La découverte des deux statuettes égyptiennes rentrent dans le cadre des différentes enquêtes. Elles ont été saisies dans une galerie d'antiquités bruxelloises à la suite d'un signalement Interpol émanant des Carabinieri italiens. Les pièces provenaient en effet d'une fouille illicite menée dans le gouvernorat de Gizeh en 2015. Avertie de la présence des statuettes en question sur le sol belge, la République égyptienne a alors demandé à pouvoir récupérer son patrimoine historique. La Direction générale de l'Inspection économique, chargée de l'enquête, sous la houlette du parquet de Bruxelles, n'a pas réussi à identifier le propriétaire légitime des figurines. Par conséquent, elles sont remises aux autorités égyptiennes.

Les deux objets d'art possèdent une valeur historique importante.

La première, un ouchebti, est une statue funéraire en bois peint mesurant 17 centimètres de haut. Il s'agit d'un petit serviteur placé dans la tombe pour aider les défunts à réaliser divers travaux dans l'au-delà. C'est pourquoi, l'ouchebti, porte souvent un chapitre du Livre des Morts, qui l'enjoint d'obéir au défunt, ainsi que des outils pour pouvoir exécuter ses travaux. Compte tenu de la coiffure du personnage, qui représente vraisemblablement une femme, et du style de la statue funéraire, l'ouchebti date probablement de l'époque ramesside, située dans la 19e ou 20e dynastie du Nouvel Empire (1539 à 1077 av. J.-C.).

L'autre statuette est une figurine en bois d'un homme debout de 43 centimètres de haut, les bras le long du corps et la jambe gauche avancée. Des hiéroglyphes sont écrits à la surface du socle. Comparée à des statues funéraires similaires, cette pièce est d'une qualité remarquable. Elle a probablement appartenu à un dignitaire. Le pagne et le style de la figurine sont caractéristiques des premiers règnes du Moyen Empire (1980 à 1760 av. J.-C.). "La statue debout regarde devant elle, comme si elle regardait l'au-delà", a décrit l'ambassadeur égyptien, avec philosophie.

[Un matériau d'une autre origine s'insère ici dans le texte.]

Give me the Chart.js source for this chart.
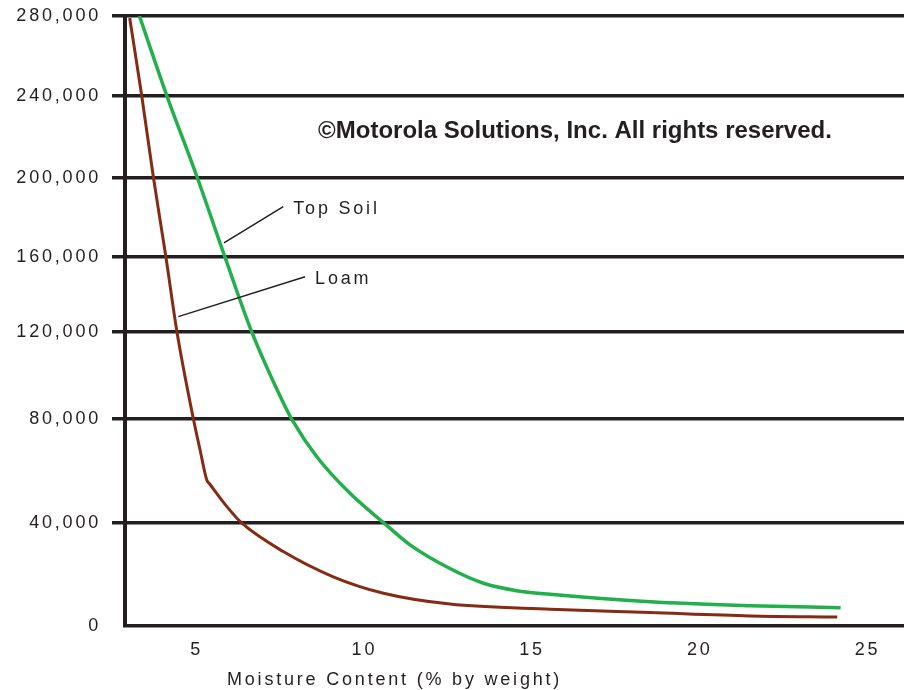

Cet événement était l'occasion de rappeler que les marchands d'art seront bientôt tenus, selon un nouvel arrêté royal, de s'enregistrer comme tels via un guichet d'entreprise, et d'en appliquer les différentes obligations inhérentes. À ce titre, le secteur de vente d'objets d'art devra mener des analyses de risques des clients avec lesquels un accord commercial est conclu, de même que le flou relatif à l'identité des propriétaires de pièces vendues à un prix supérieur à 10.000 euros ne pourra plus exister, sous peine d'amendes pouvant aller jusqu'à 1,25 million d'euros. Le règlement impose également de déclarer les soupçons de blanchiment d'argent et de financement du terrorisme à la Cellule de traitement des informations financières (CTIF).